#### INFORMATION PROVIDED ####
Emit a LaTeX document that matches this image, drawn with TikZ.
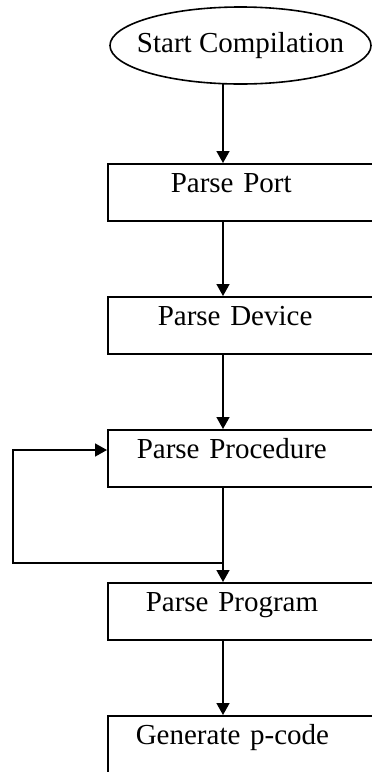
\documentclass[tikz,border=0pt]{standalone}
\usepackage{fontspec}
\setmainfont{Liberation Serif}
\usetikzlibrary{arrows.meta,calc,shapes.geometric}

\tikzset{
  lbl/.style={font=\fontsize{29}{34}\selectfont},
  stepbox/.style={draw, line width=1.6pt, rectangle, anchor=north west,
    inner ysep=0pt, text height=29pt, text depth=28pt, align=left, lbl},
  startnode/.style={draw, line width=1.6pt, ellipse, inner xsep=-22pt, inner ysep=0pt,
    minimum width=261pt, minimum height=77pt, lbl},
  arr/.style={line width=1.6pt, -{Triangle[length=12pt,width=13pt]}},
}

\begin{document}
\begin{tikzpicture}[x=1pt, y=-1pt]
  \useasboundingbox (0,0) rectangle (372,772);
  \clip (0,0) rectangle (372,772);

  % start terminal
  \node[startnode] (start) at (240.5,45.5) {Start Compilation};

  % processing steps (boxes run past the right margin)
  \node[stepbox, inner xsep=63pt, text width=159pt] (port) at (107,163) {Parse Port};
  \node[stepbox, inner xsep=50pt, text width=185pt] (dev)  at (107,296) {Parse Device};
  \node[stepbox, inner xsep=29pt, text width=227pt] (proc) at (107,429) {Parse Procedure};
  \node[stepbox, inner xsep=38pt, text width=209pt] (prog) at (107,582) {Parse Program};
  \node[stepbox, inner xsep=28pt, text width=229pt] (gen)  at (107,715) {Generate p-code};

  % vertical spine of the flow
  \coordinate (spine) at (223,0);
  \draw[arr] ($(start.south -| spine)+(0,1pt)$) -- (port.north -| spine);
  \draw[arr] (port.south -| spine) -- (dev.north -| spine);
  \draw[arr] (dev.south -| spine) -- (proc.north -| spine);
  \draw[arr] (proc.south -| spine) -- (prog.north -| spine);
  \draw[arr] (prog.south -| spine) -- (gen.north -| spine);

  % repeat loop back into Parse Procedure
  \coordinate (lp) at (223,563);
  \coordinate (lx) at (13,0);
  \coordinate (procin) at ($(proc.north west)+(0,-21pt)$);
  \draw[arr] (lp) -- (lp -| lx) |- (procin);
\end{tikzpicture}
\end{document}
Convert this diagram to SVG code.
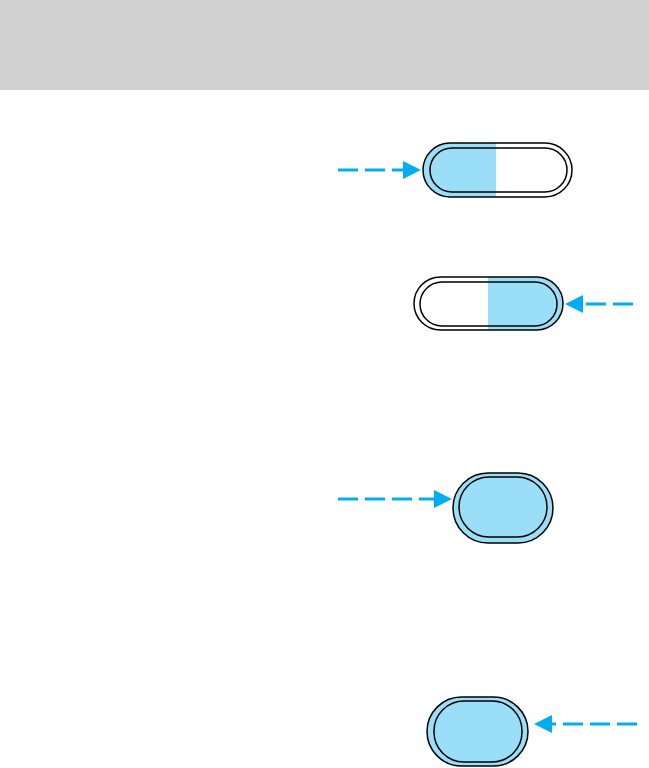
<svg xmlns="http://www.w3.org/2000/svg" width="649" height="768" viewBox="0 0 649 768">
<defs>
<style>
.ring{fill:none;stroke:#000;stroke-width:1.5}
.blue{fill:#9bdef7}
.dash{stroke:#00aeef;stroke-width:3;stroke-dasharray:20 7;fill:none}
.head{fill:#00aeef}
</style>
<clipPath id="c1"><rect x="423" y="143" width="149" height="54" rx="27"/></clipPath>
<clipPath id="c2"><rect x="414" y="277" width="149" height="53" rx="26.5"/></clipPath>
</defs>
<rect x="0" y="0" width="649" height="90" fill="#d2d2d2"/>
<g id="button1">
<rect x="423" y="143" width="73" height="54" class="blue" clip-path="url(#c1)"/>
<rect x="423" y="143" width="149" height="54" rx="27" class="ring"/>
<rect x="430" y="148" width="137" height="44" rx="22" class="ring"/>
</g>
<g id="button2">
<rect x="488" y="277" width="75" height="53" class="blue" clip-path="url(#c2)"/>
<rect x="414" y="277" width="149" height="53" rx="26.5" class="ring"/>
<rect x="420" y="282" width="137" height="44" rx="22" class="ring"/>
</g>
<g id="button3">
<rect x="453" y="473" width="100" height="70" rx="35" class="blue"/>
<rect x="453" y="473" width="100" height="70" rx="35" class="ring"/>
<rect x="459" y="477" width="88" height="60" rx="30" class="ring"/>
</g>
<g id="button4">
<rect x="427" y="697" width="101" height="69" rx="34.5" class="blue"/>
<rect x="427" y="697" width="101" height="69" rx="34.5" class="ring"/>
<rect x="434" y="701" width="88" height="61" rx="30" class="ring"/>
</g>
<g id="connectors">
<line x1="338" y1="170" x2="404" y2="170" class="dash"/>
<polygon points="403,161 421,170 403,179" class="head"/>
<line x1="633" y1="304" x2="582" y2="304" class="dash"/>
<polygon points="583,295 565,304 583,313" class="head"/>
<line x1="338" y1="499" x2="435" y2="499" class="dash"/>
<polygon points="434,490 452,499 434,508" class="head"/>
<line x1="637" y1="724" x2="551" y2="724" class="dash"/>
<polygon points="552,715 534,724 552,733" class="head"/>
</g>
</svg>
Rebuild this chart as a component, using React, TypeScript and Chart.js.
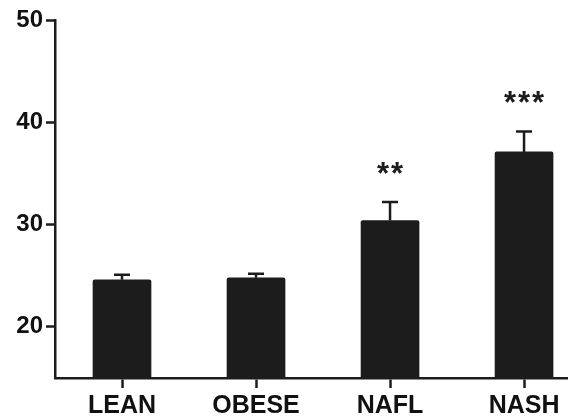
####
Among the entries above, how many lines hold the string "code"? Respond with nothing but the number.

2